Do you remember seeing something about a 12 racks in a four rack smoker?
I believe that I saw it a couple of days ago. But I'm not finding it now.
Joe
Quote from: JoeHifi on November 02, 2009, 06:24:34 PM
Savannahsmoker,
Thank you.
Do you remember seeing something about a 12 racks in a four rack smoker?
I believe that I saw it a couple of days ago. But I'm not finding it now.
Joe
Here's a link to it Joe. Big John did that and it looks great. My kit is on the way. ;D
http://forum.bradleysmoker.com/index.php?topic=11987.msg139803#msg139803
Nice Butts CRG !!! Those look great, I will be making some soon hope they turn out looking as good as yours.
HawkeyeSmokes,
Thanks.
'Been thinking about that mod at work today.
Joe
Quote from: dbrown1 on November 02, 2009, 09:12:03 PM
Nice Butts CRG !!! Those look great, I will be making some soon hope they turn out looking as good as yours.

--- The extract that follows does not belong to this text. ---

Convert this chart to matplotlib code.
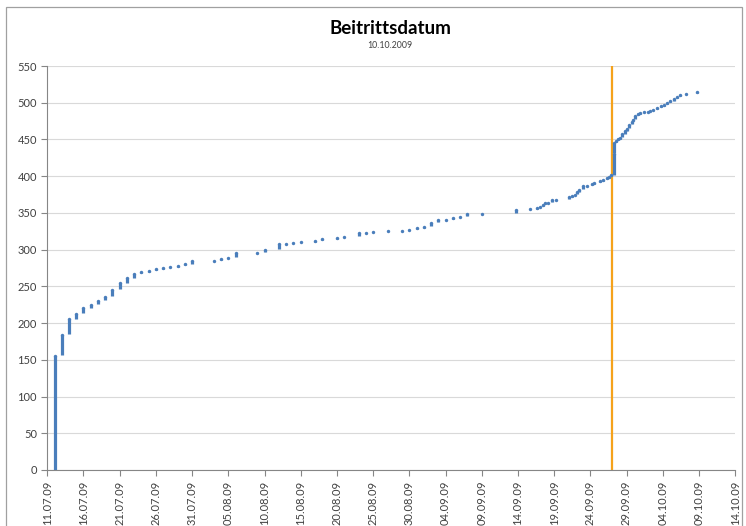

db, It's not hope, I am just a puppet on the Bradley strings. Do you thing, just do it low and slow. You will have toastee
Butts before you know it. I took it slow the first time....awesome eats.
2nd time, I got squirmy and kept raising the heat. The butts tasted good but was chopped butts not pulled.
When you do Butts, make sure you have the time it takes to do them right.